While disinflation has continued, the effects of new tariffs on consumer prices are expected to materialize gradually, delayed by a surge in pre-tariff imports and firms’ hesitation to raise prices immediately. Business surveys like the Beige Book and ISM manufacturing point to looming price increases, and short-term consumer inflation expectations have moved higher. The updated dot plot is likely to reflect a close call between one and two rate cuts in 2025, with a base case of one cut in Q4. Officials are also expected to revise growth forecasts lower and core inflation forecasts higher. One additional cut is anticipated in Q2 2026.
Goldman Sachs
The FOMC is expected to reiterate its intention to remain on hold until there is greater clarity on economic conditions and policy developments. While participants’ assumptions around tariffs have likely risen since March, the recent soft inflation data and easing trade tensions suggest that policymakers will take a cautious approach in updating forecasts. As a result, bold revisions are unlikely.
The median projections in the updated Summary of Economic Projections are expected to reflect slightly higher inflation at 3.0% for 2025, slightly lower GDP growth at 1.5%, and a modestly higher unemployment rate of 4.5%. The median interest rate “dots” are likely to remain unchanged, showing two cuts to 3.875% in 2025, two more cuts to 3.375% in 2026, one cut to 3.125% in 2027, and a 3.0% long-run neutral rate.
Previous Release
On May 7, 2025, the Fed held the federal funds rate steady at 4.25–4.50%, maintaining its “wait-and-see” stance amid growing concerns about inflation and economic uncertainty tied to tariffs.

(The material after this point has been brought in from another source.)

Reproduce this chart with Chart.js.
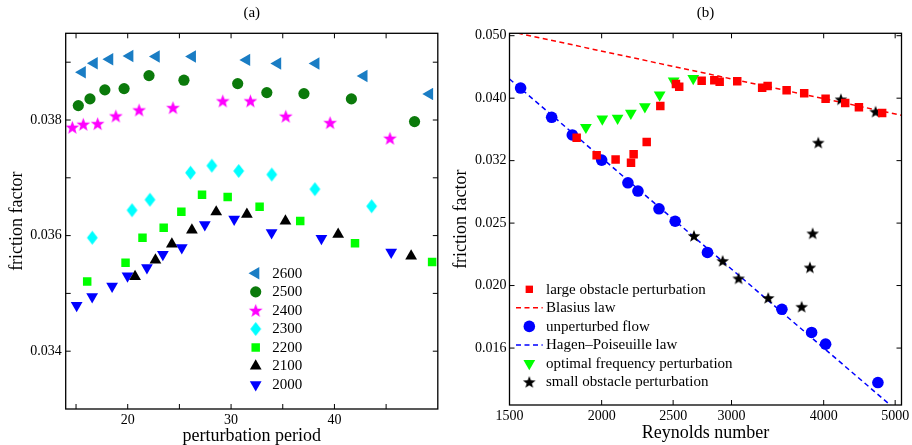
<!DOCTYPE html>
<html><head><meta charset="utf-8">
<script src="https://cdn.jsdelivr.net/npm/chart.js@4.4.1/dist/chart.umd.min.js"></script>
<style>
html,body{margin:0;padding:0;background:#fff;overflow:hidden;width:912px;height:445px;position:relative;}
#wa{position:absolute;left:0;top:0;width:445px;height:447px;}
#wb{position:absolute;left:445px;top:0;width:485px;height:445px;}
</style></head><body>
<div id="wa"><canvas id="ca"></canvas></div>
<div id="wb"><canvas id="cb"></canvas></div>
<script>
// ---------- Panel (a) data: perturbation period vs friction factor ----------
const seriesNamesA = ['2600','2500','2400','2300','2200','2100','2000'];
const periods2600 = [15.6,16.75,18.25,20.2,22.75,26.25,31.5,34.5,38.2,42.85,49.2];
const f2600 = [0.038827,0.038983,0.039052,0.039109,0.039097,0.039097,0.03904,0.038976,0.038976,0.038763,0.038451];
const periods2500 = [15.22,16.35,17.79,19.65,22.06,25.44,30.64,33.46,37.05,41.64,47.75];
const f2500 = [0.038249,0.038365,0.038521,0.038543,0.038768,0.038689,0.03863,0.038474,0.038457,0.038365,0.037972];
const periods2400 = [14.64,15.70,17.09,18.85,21.10,24.38,29.20,31.87,35.29,39.58,45.37];
const f2400 = [0.037874,0.037926,0.037937,0.03807,0.038174,0.038214,0.03833,0.03833,0.038065,0.037954,0.037684];
const periods2300 = [16.57,20.42,22.15,26.08,28.14,30.74,33.94,38.11,43.60];
const f2300 = [0.035963,0.036439,0.036621,0.037088,0.03721,0.037118,0.037057,0.036803,0.036508];
const periods2200 = [16.08,19.79,21.43,23.48,25.19,27.19,29.67,32.76,36.69,41.99,49.45];
const f2200 = [0.035204,0.03553,0.035961,0.036136,0.036413,0.036706,0.036668,0.0365,0.036252,0.035866,0.035542];
const periods2100 = [20.71,22.68,24.27,26.21,28.56,31.53,35.26,40.36,47.42];
const f2100 = [0.03529,0.035578,0.035852,0.036094,0.036409,0.036368,0.036253,0.036021,0.035647];
const periods2000 = [15.06,16.56,18.49,19.98,21.86,23.40,25.23,27.46,30.30,33.92,38.74,45.49];
const f2000 = [0.034791,0.034943,0.035125,0.035302,0.035444,0.035674,0.03579,0.036188,0.036285,0.036051,0.035951,0.035712];
const xTicksA = [15,20,25,30,35,40,45];
const xTickLabelsA = ['','20','','30','','40',''];
const yTicksA = [0.034,0.035,0.036,0.037,0.038,0.039];
const yTickLabelsA = ['0.034','','0.036','','0.038',''];

// ---------- Panel (b) data: Reynolds number vs friction factor ----------
const reLarge = [1850,1969,2089,2192,2210,2302,2402,2522,2548,2733,2843,2891,3054,3301,3358,3563,3764,4024,4278,4465,4801];
const fLarge = [0.03447,0.03234,0.03184,0.03145,0.03246,0.03394,0.03870,0.04192,0.04151,0.04243,0.04249,0.04227,0.04233,0.04136,0.04162,0.04097,0.04052,0.03973,0.03912,0.03851,0.03772];
const reBlasius = [1500,5100];
const fBlasius = [0.0508,0.0374];
const reUnpert = [1553,1711,1825,2000,2171,2240,2392,2516,2783,3511,3852,4024,4738];
const fUnpert = [0.04131,0.03713,0.03481,0.03176,0.02924,0.02837,0.02659,0.02541,0.02268,0.01843,0.01694,0.01623,0.01411];
const reHP = [1500,5100];
const fHP = [0.0427,0.01255];
const reOptimal = [1904,2004,2102,2191,2289,2397,2504,2662];
const fOptimal = [0.0358,0.0369,0.0370,0.0377,0.0386,0.0403,0.0424,0.0428];
const reSmall = [2668,2918,3067,3364,3734,3832,3865,3933,4221,4704];
const fSmall = [0.02409,0.02199,0.02063,0.01921,0.01860,0.02147,0.02431,0.03385,0.03964,0.03789];
const xTicksB = [1500,2000,2500,3000,4000,5000];
const xTickLabelsB = ['1500','2000','2500','3000','4000','5000'];
const yTicksB = [0.05,0.03981,0.0317,0.02524,0.0201,0.016];
const yTickLabelsB = ['0.050','0.040','0.032','0.025','0.020','0.016'];
const legendNamesB = ['large obstacle perturbation','Blasius law','unperturbed flow','Hagen\u2013Poiseuille law','optimal frequency perturbation','small obstacle perturbation'];

// ---------- styling ----------
const FONT = "'Liberation Serif','Times New Roman',serif";
Chart.defaults.font.family = FONT;
Chart.defaults.color = '#000';

function starImg(color, R) {
  const s = Math.ceil(R * 2) + 2;
  const c = document.createElement('canvas'); c.width = c.height = s;
  const g = c.getContext('2d'); g.fillStyle = color; g.beginPath();
  for (let i = 0; i < 10; i++) {
    const r = i % 2 ? R * 0.42 : R;
    const a = -Math.PI / 2 + i * Math.PI / 5;
    const x = s / 2 + r * Math.cos(a), y = s / 2 + r * Math.sin(a) + R * 0.08;
    i ? g.lineTo(x, y) : g.moveTo(x, y);
  }
  g.closePath(); g.fill(); return c;
}
function diamondImg(color, hw, hh) {
  const w = Math.ceil(hw * 2) + 2, h = Math.ceil(hh * 2) + 2;
  const c = document.createElement('canvas'); c.width = w; c.height = h;
  const g = c.getContext('2d'); g.fillStyle = color; g.beginPath();
  g.moveTo(w / 2, h / 2 - hh); g.lineTo(w / 2 + hw, h / 2); g.lineTo(w / 2, h / 2 + hh); g.lineTo(w / 2 - hw, h / 2);
  g.closePath(); g.fill(); return c;
}

const stylesA = [
  {style:'triangle', color:'#1a7dc4', r:7.2, rot:-90},
  {style:'circle', color:'#0b7a0b', r:5.6, rot:0},
  {style:starImg('#ff00ff', 7.2), color:'#ff00ff', r:6, rot:0},
  {style:diamondImg('#00ffff', 5.4, 7), color:'#00ffff', r:6, rot:0},
  {style:'rect', color:'#00ff00', r:6, rot:0},
  {style:'triangle', color:'#000000', r:6.8, rot:0},
  {style:'triangle', color:'#0000ff', r:6.8, rot:180}
];
const xsA = [periods2600, periods2500, periods2400, periods2300, periods2200, periods2100, periods2000];
const ysA = [f2600, f2500, f2400, f2300, f2200, f2100, f2000];

function pts(xs, ys) { return xs.map((x, i) => ({x: x, y: ys[i]})); }
function scatterDs(label, xs, ys, st, order) {
  return {label, data: pts(xs, ys), pointStyle: st.style, pointRadius: st.r, pointHoverRadius: st.r,
    pointRotation: st.rot, backgroundColor: st.color, borderColor: st.color, pointBorderWidth: 0,
    showLine: false, order: order || 0};
}

const framePlugin = {
  id: 'frame',
  afterDraw(chart, args, o) {
    const {ctx, chartArea: a, scales} = chart;
    ctx.save();
    ctx.strokeStyle = '#000'; ctx.lineWidth = 1;
    ctx.beginPath();
    o.xTicks.forEach(v => {
      const p = scales.x.getPixelForValue(v);
      if (p <= a.left + 1 || p >= a.right - 1) return;
      ctx.moveTo(p, a.bottom); ctx.lineTo(p, a.bottom - o.len);
      ctx.moveTo(p, a.top); ctx.lineTo(p, a.top + o.len);
    });
    o.yTicks.forEach(v => {
      const p = scales.y.getPixelForValue(v);
      if (p <= a.top + 1 || p >= a.bottom - 1) return;
      ctx.moveTo(a.left, p); ctx.lineTo(a.left + o.len, p);
      ctx.moveTo(a.right, p); ctx.lineTo(a.right - o.len, p);
    });
    ctx.stroke();
    ctx.lineWidth = 1.3;
    ctx.strokeRect(a.left, a.top, a.right - a.left, a.bottom - a.top);
    ctx.restore();
  }
};

const legendPlugin = {
  id: 'inlegend',
  afterDraw(chart, args, o) {
    const {ctx, chartArea: a} = chart;
    ctx.save();
    ctx.font = o.fontSize + 'px ' + FONT;
    ctx.textAlign = 'left'; ctx.textBaseline = 'middle';
    o.items.forEach((it, i) => {
      const y = a.top + o.rowY0 + i * o.dy;
      if (it.type === 'line') {
        ctx.strokeStyle = it.color; ctx.lineWidth = 1.5; ctx.setLineDash([5, 3.5]);
        ctx.beginPath(); ctx.moveTo(a.left + o.lineX0, y); ctx.lineTo(a.left + o.lineX1, y); ctx.stroke();
        ctx.setLineDash([]);
      } else {
        ctx.fillStyle = it.color; ctx.strokeStyle = it.color;
        Chart.helpers.drawPoint(ctx, {pointStyle: it.style, radius: it.r, rotation: it.rot, borderWidth: 0}, a.left + o.markerX, y);
      }
      ctx.fillStyle = '#000';
      ctx.fillText(it.text, a.left + o.textX, y + 0.5);
    });
    ctx.restore();
  }
};

// ---------- Chart (a) ----------
new Chart(document.getElementById('ca'), {
  type: 'scatter',
  data: { datasets: seriesNamesA.map((n, i) => scatterDs(n, xsA[i], ysA[i], stylesA[i])) },
  options: {
    responsive: true, maintainAspectRatio: false, animation: false, devicePixelRatio: 1,
    layout: { padding: {left: 0, right: 6.3, top: 0, bottom: 0} },
    plugins: {
      legend: {display: false}, tooltip: {enabled: false},
      title: {display: true, text: '(a)', fullSize: false, color: '#000', font: {size: 15, weight: 'normal'}, padding: {top: 4, bottom: 11.3}},
      frame: {xTicks: xTicksA, yTicks: yTicksA, len: 5},
      inlegend: {
        fontSize: 15, markerX: 190, textX: 206.5, rowY0: 240, dy: 18.55,
        items: seriesNamesA.map((n, i) => ({type: 'point', style: stylesA[i].style, color: stylesA[i].color, r: stylesA[i].r, rot: stylesA[i].rot, text: n}))
      }
    },
    scales: {
      x: {
        type: 'linear', min: 14, max: 50,
        afterBuildTicks: s => { s.ticks = xTicksA.map(v => ({value: v})); },
        afterFit: s => { s.height = 38; },
        grid: {display: false, drawTicks: false}, border: {display: false},
        ticks: {padding: 3.3, font: {size: 14}, color: '#000', maxRotation: 0, autoSkip: false,
          callback: (v, i) => xTickLabelsA[i]},
        title: {display: true, text: 'perturbation period', color: '#000', font: {size: 18}, padding: {top: 0, bottom: 0}}
      },
      y: {
        type: 'linear', min: 0.033, max: 0.0395,
        afterBuildTicks: s => { s.ticks = yTicksA.map(v => ({value: v})); },
        afterFit: s => { s.width = 65.7; },
        grid: {display: false, drawTicks: false}, border: {display: false},
        ticks: {padding: 4, font: {size: 14}, color: '#000', autoSkip: false,
          callback: (v, i) => yTickLabelsA[i]},
        title: {display: true, text: 'friction factor', color: '#000', font: {size: 18}, padding: {top: 6.2, bottom: 0}}
      }
    }
  },
  plugins: [framePlugin, legendPlugin]
});

// ---------- Chart (b) ----------
const stLarge = {style:'rect', color:'#ff0000', r:6, rot:0};
const stUnpert = {style:'circle', color:'#0000ff', r:5.8, rot:0};
const stOpt = {style:'triangle', color:'#00ff00', r:6.8, rot:180};
const stSmall = {style:starImg('#000000', 6.6), color:'#000000', r:6, rot:0};

function lineDs(label, xs, ys, color) {
  return {label, data: pts(xs, ys), showLine: true, pointRadius: 0, borderColor: color, backgroundColor: color,
    borderWidth: 1.5, borderDash: [5, 3.5], order: 10};
}

new Chart(document.getElementById('cb'), {
  type: 'scatter',
  data: { datasets: [
    scatterDs(legendNamesB[0], reLarge, fLarge, stLarge),
    lineDs(legendNamesB[1], reBlasius, fBlasius, '#ff0000'),
    scatterDs(legendNamesB[2], reUnpert, fUnpert, stUnpert),
    lineDs(legendNamesB[3], reHP, fHP, '#0000ff'),
    scatterDs(legendNamesB[4], reOptimal, fOptimal, stOpt),
    scatterDs(legendNamesB[5], reSmall, fSmall, stSmall)
  ] },
  options: {
    responsive: true, maintainAspectRatio: false, animation: false, devicePixelRatio: 1,
    layout: { padding: {left: 0, right: 28.5, top: 0, bottom: 1} },
    plugins: {
      legend: {display: false}, tooltip: {enabled: false},
      title: {display: true, text: '(b)', fullSize: false, color: '#000', font: {size: 15, weight: 'normal'}, padding: {top: 4, bottom: 11.3}},
      frame: {xTicks: xTicksB, yTicks: yTicksB, len: 5},
      inlegend: {
        fontSize: 15, markerX: 19.8, lineX0: 6.5, lineX1: 33.2, textX: 36.5, rowY0: 256, dy: 18.55,
        items: [
          {type: 'point', style: stLarge.style, color: stLarge.color, r: 5.2, rot: 0, text: legendNamesB[0]},
          {type: 'line', color: '#ff0000', text: legendNamesB[1]},
          {type: 'point', style: stUnpert.style, color: stUnpert.color, r: stUnpert.r, rot: 0, text: legendNamesB[2]},
          {type: 'line', color: '#0000ff', text: legendNamesB[3]},
          {type: 'point', style: stOpt.style, color: stOpt.color, r: stOpt.r, rot: 180, text: legendNamesB[4]},
          {type: 'point', style: stSmall.style, color: stSmall.color, r: stSmall.r, rot: 0, text: legendNamesB[5]}
        ]
      }
    },
    scales: {
      x: {
        type: 'logarithmic', min: 1500, max: 5100,
        afterBuildTicks: s => { s.ticks = xTicksB.map(v => ({value: v})); },
        afterFit: s => { s.height = 39; },
        grid: {display: false, drawTicks: false}, border: {display: false},
        ticks: {padding: 2.6, font: {size: 14}, color: '#000', maxRotation: 0, autoSkip: false,
          callback: (v, i) => xTickLabelsB[i]},
        title: {display: true, text: 'Reynolds number', color: '#000', font: {size: 18}, padding: {top: 0, bottom: 0}}
      },
      y: {
        type: 'logarithmic', min: 0.013, max: 0.05044,
        afterBuildTicks: s => { s.ticks = yTicksB.map(v => ({value: v})); },
        afterFit: s => { s.width = 64.5; },
        grid: {display: false, drawTicks: false}, border: {display: false},
        ticks: {padding: 3, font: {size: 14}, color: '#000', autoSkip: false,
          callback: (v, i) => yTickLabelsB[i]},
        title: {display: true, text: 'friction factor', color: '#000', font: {size: 18}, padding: {top: 5.2, bottom: 0}}
      }
    }
  },
  plugins: [framePlugin, legendPlugin]
});
</script>
</body></html>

Officials signaled patience while emphasizing the need to assess the impact of trade policy on price development and labour markets.
The SEP showed most participants still expected two rate cuts in 2025, though several officials pulled back earlier expectations. Fed commentary noted rising risks of both inflation and unemployment — a scenario described as stagflation — with the central bank unwilling to act hastily until clearer data emerged
This caused a small reaction, in the medium term, but it ultimately resulted in weakness in US assets, from the dollar to the US stock indices.